On a beautifully sunny morning like this morning I can almost forget the losses caused by this harsh winter – an Acer, a hardy Hibiscus, a very pretty Coleonema, and as time goes on there will be more no doubt. But on the plus side, it may be that fewer nuisance bugs have made it through, at least that is what I am firmly, if not foolishly, hoping.

On a lighter note, the snowdrops I thought the builders had “done for” have actually survived, bless their tiny hearts and have struggled up through the compacted soil that surrounds the new patio. Every year I plant snowdrops “in the green” or at this time of year from purchased pots, but they have never succeeded in naturalising. My ex-neighbour of some years ago had great clumps of them (destroyed by the current incumbents unfortunately) and I cannot understand why mine don’t go forth and multiply. Is my soil so different? – too cold, too poor; there’s no evidence of squirrels. We do get the odd one, but they don’t stick around for long – not if I have anything to do with it, so I can’t blame them – I need to do more research.

My faithful winter jasmine is blooming and has been for some time alongside fabulous yellow mahonia, the winter heathers are staging a defiant come-back and the sweet box, though unspectacularly adorned, smells amazing – oh, and I found a solitary Vinca flower hunkered down beneath the protecting herringbone branches of Cotoneaster Horizontalis, also a worthy survivor.

The delicate petals of winter pansies, though buried for a couple of weeks beneath the snow, pelted with rain, frozen solid, thawed, then frozen solid again, and again, and again, have survived intact and confound even the most optimistic of gardeners.
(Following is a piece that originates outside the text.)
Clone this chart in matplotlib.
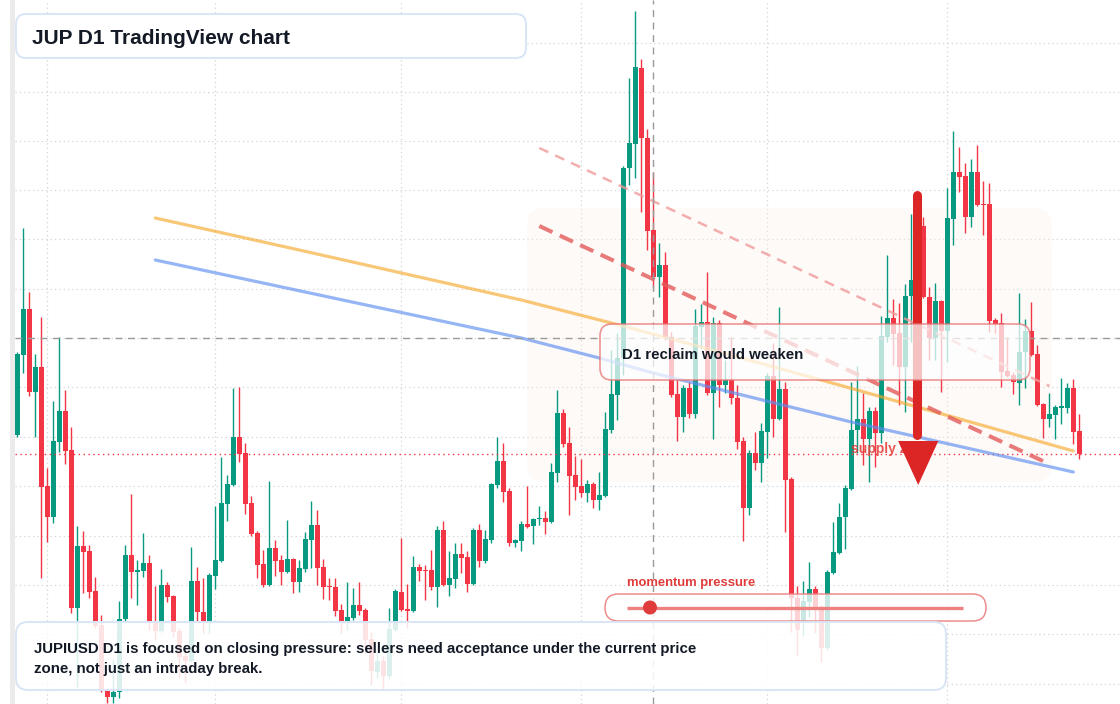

The snow-melt and torrential rain have confirmed my annual mud patches and once more I’m slipping and sliding along what is left of the lawn. Not being a lawn person, the state of it most benefits the starlings and I am happy enough with that, since it only provides for me, a path around the bottom of the garden and the pond.
I visit the garden most days, not to work, it’s far too cold and inclement, but to watch and to wait, and to do what every gardener has done for centuries – look forward.